Signals the Interviewer Looks For (Strong Hire)

✅ Positive Signals (Strong Hire)

  • A Strong Moral Compass: You demonstrate a clear set of positive values (customer-centricity, engineering excellence, team well-being).
  • Long-Term Thinking: You can see beyond the current quarter and make decisions that benefit the company in the long run.
  • Courage and Conviction: You are willing to take a stand for something important, even when it’s unpopular or difficult.
  • Pragmatic Idealism: You have high principles, but you also understand how to navigate the real world of business trade-offs to achieve them.
  • Ownership of the “Hard Stuff”: You are willing to be the person who initiates and carries the burden of difficult but necessary change.

❌ Negative Signals (Red Flags to Avoid)

  • Self-Righteousness: Telling the story in a way that makes you sound like a lone crusader in a sea of fools.
  • Choosing a Trivial Issue: A story about a minor code formatting debate doesn’t have the required weight.
  • Lack of Impact: The “difficult decision” didn’t actually have a significant positive outcome.
  • Poor Judgment: A story where your definition of the “right thing” is actually misaligned with standard business or engineering practices.
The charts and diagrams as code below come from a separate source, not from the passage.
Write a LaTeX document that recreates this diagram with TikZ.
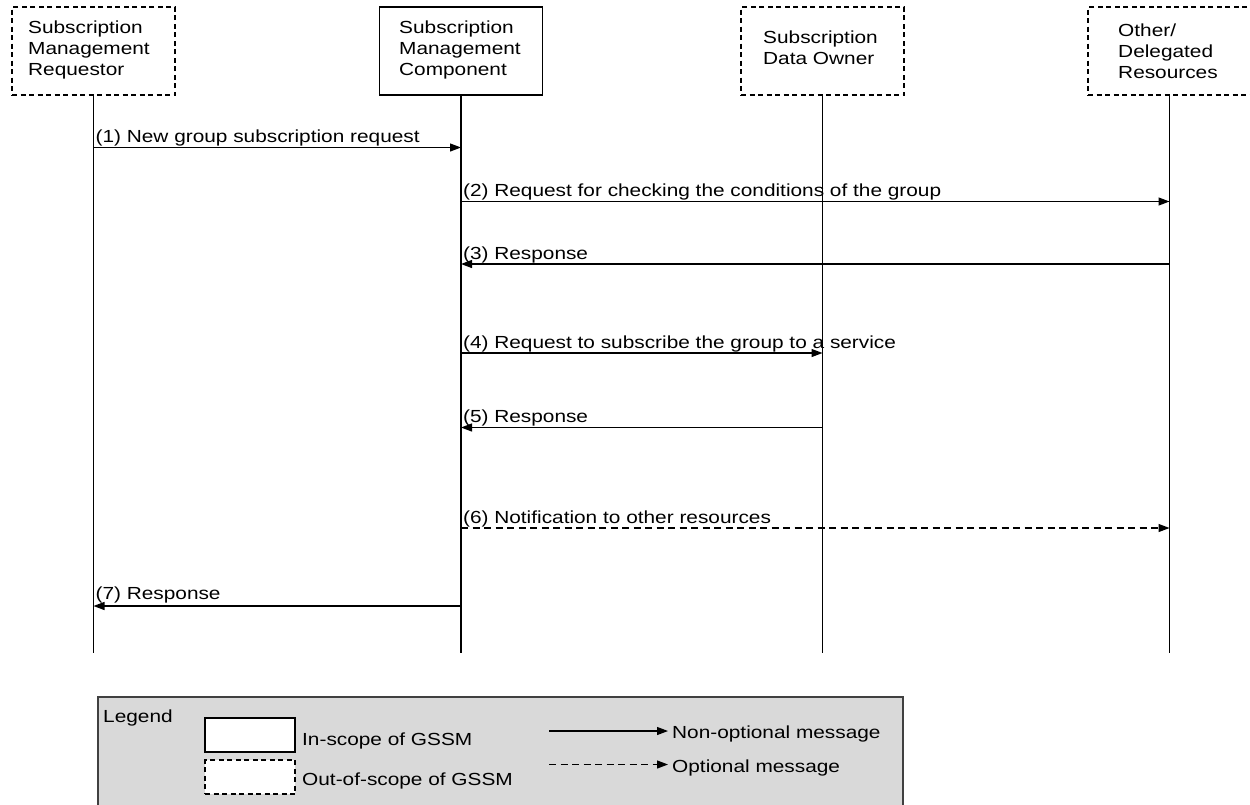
\documentclass[tikz,border=0pt]{standalone}
\usepackage{fontspec}
\setmainfont{Liberation Sans}[FakeStretch=1.19]
\usetikzlibrary{arrows.meta}
\definecolor{legendgray}{HTML}{D9D9D9}
\definecolor{legendborder}{HTML}{404040}
\begin{document}
\begin{tikzpicture}[x=1pt,y=-1pt,
  font=\fontsize{17.5}{21}\selectfont,
  every node/.style={inner sep=0pt},
  actor/.style={draw, line width=1.2pt, fill=white, minimum width=163pt, minimum height=88pt},
  outscope/.style={actor, dash pattern=on 5pt off 3.5pt},
  txt/.style={anchor=base west, inner sep=0pt},
  life/.style={line width=1.2pt},
  msg/.style={line width=1.2pt, -{Triangle[length=11pt,width=8pt]}},
  optmsg/.style={msg, dash pattern=on 7pt off 4.5pt},
  lbl/.style={anchor=base west, inner sep=0pt, yshift=5pt, xshift=1.5pt},
  legbox/.style={draw, line width=1.2pt, fill=white, minimum width=90pt, minimum height=34pt}]

\useasboundingbox (0,0) rectangle (1250,804);

% actors
\node[outscope] (A) at (93.5,51) {};
\node[actor]    (B) at (461,51) {};
\node[outscope] (C) at (822.5,51) {};
\node[outscope] (D) at (1169.5,51) {};

\node[txt] (At) at (28,33)   {\parbox[t]{140pt}{Subscription\\Management\\Requestor}};
\node[txt] (Bt) at (399,33)  {\parbox[t]{140pt}{Subscription\\Management\\Component}};
\node[txt] (Ct) at (763,43)  {\parbox[t]{140pt}{Subscription\\Data Owner}};
\node[txt] (Dt) at (1118,36.5) {\parbox[t]{130pt}{Other/\\Delegated\\Resources}};

% lifelines
\coordinate (yend) at (0,653);
\draw[life] (A.south) -- (A.south |- yend);
\draw[life] (B.south) -- (B.south |- yend);
\draw[life] (C.south) -- (C.south |- yend);
\draw[life] (D.south) -- (D.south |- yend);

% message levels
\coordinate (m1) at (0,147.5);
\coordinate (m2) at (0,201.5);
\coordinate (m3) at (0,264);
\coordinate (m4) at (0,353);
\coordinate (m5) at (0,427.5);
\coordinate (m6) at (0,528);
\coordinate (m7) at (0,606);

\draw[msg] (A.south |- m1) -- (B.south |- m1)
  node[lbl,pos=0] (l1) {(1) New group subscription request};
\draw[msg] (B.south |- m2) -- (D.south |- m2)
  node[lbl,pos=0] (l2) {(2) Request for checking the conditions of the group};
\draw[msg] (D.south |- m3) -- (B.south |- m3)
  node[lbl,pos=1] (l3) {(3) Response};
\draw[msg] (B.south |- m4) -- (C.south |- m4)
  node[lbl,pos=0] (l4) {(4) Request to subscribe the group to a service};
\draw[msg] (C.south |- m5) -- (B.south |- m5)
  node[lbl,pos=1] (l5) {(5) Response};
\draw[optmsg] (B.south |- m6) -- (D.south |- m6)
  node[lbl,pos=0] (l6) {(6) Notification to other resources};
\draw[msg] (B.south |- m7) -- (A.south |- m7)
  node[lbl,pos=1,yshift=1.5pt] (l7) {(7) Response};

% legend
\draw[line width=1.2pt, draw=legendborder, fill=legendgray] (98,697) rectangle (903,808);
\node[txt] (lg) at (103,722) {Legend};
\node[legbox] (inbox) at (250,735) {};
\node[legbox, dash pattern=on 5pt off 3.5pt] (outbox) at (250,777) {};
\node[txt] (intxt) at (302,745.5) {In-scope of GSSM};
\node[txt] (outtxt) at (302,785.5) {Out-of-scope of GSSM};
\coordinate (s1) at (549,731);
\coordinate (e1) at (668,731);
\coordinate (s2) at (549,764.5);
\coordinate (e2) at (668,764.5);
\draw[msg] (s1) -- (e1);
\draw[optmsg] (s2) -- (e2);
\node[txt] (nonopt) at (672,738.5) {Non-optional message};
\node[txt] (opt) at (672,772) {Optional message};
\end{tikzpicture}
\end{document}
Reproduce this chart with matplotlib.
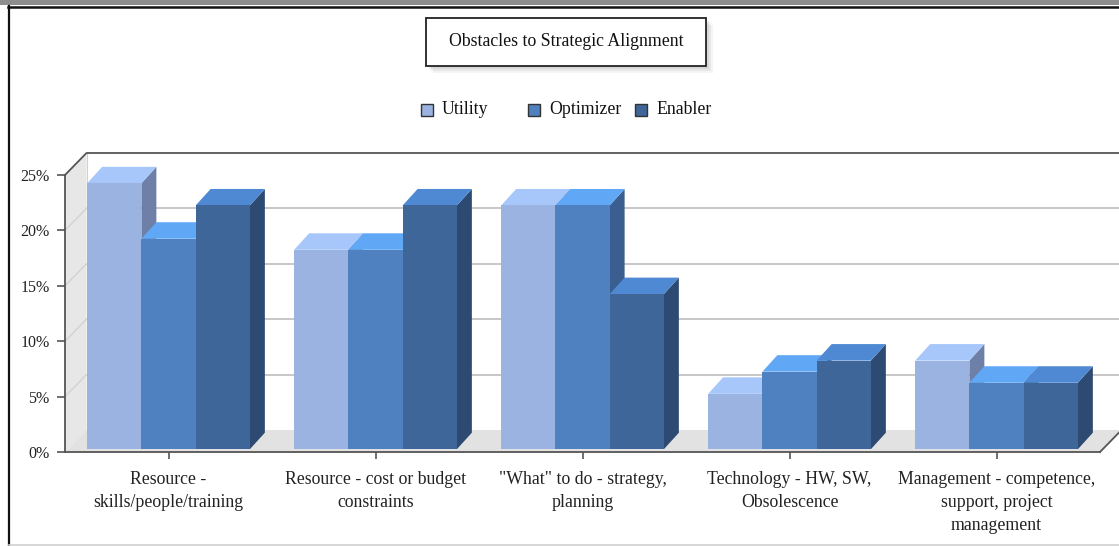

How to Structure Your Answer: The Principle-Conflict-Action-Result Framework

  1. Situation & Principle: “Last year, our team was under immense pressure to deliver three major features for a Q4 launch. However, our core platform was suffering from years of accumulated technical debt, and our on-call load was becoming unsustainable.”
  2. The Conflict: “The difficult decision was whether to push forward to meet the feature goals, which was the easy and politically popular path, or to make the unpopular call to halt all new feature work for a full quarter to pay down that debt. I firmly believed the latter was the only right thing to do for the long-term health of our system and the well-being of our team.”
  3. Action - Building the Case:
  • “I knew an opinion wouldn’t be enough. I spent a week collecting data: I charted the increase in sev-2s over the last six months, calculated the engineering hours lost to fire-fighting, and surveyed the team on burnout levels.
  • I put this into a ‘State of the Platform’ document and presented it to my director. I framed it not as ‘we can’t do the features,’ but as ‘if we don’t fix this now, we won’t be able to build any features reliably next year.’”
  1. Action - The Difficult Conversation:
  • “It was a very tough conversation. My director was concerned about the product roadmap. I acknowledged his pressure but held my ground, anchoring the discussion in our shared responsibility to be good stewards of the company’s technology assets.”
  1. Result and Reflection:
  • “Ultimately, the data was undeniable. He agreed to a compromise: we would dedicate 60% of the team to a ‘Stabilization Sprint’ for six weeks. It was a hard period, but we fixed the most critical issues, automated our deployment rollbacks, and reduced on-call alerts by over 70%.
  • The features were delayed by a month, but the platform was so much more stable that we actually increased our development velocity in the following two quarters. It was a difficult decision, but it was absolutely the right one because it set the team and the product up for long-term success.”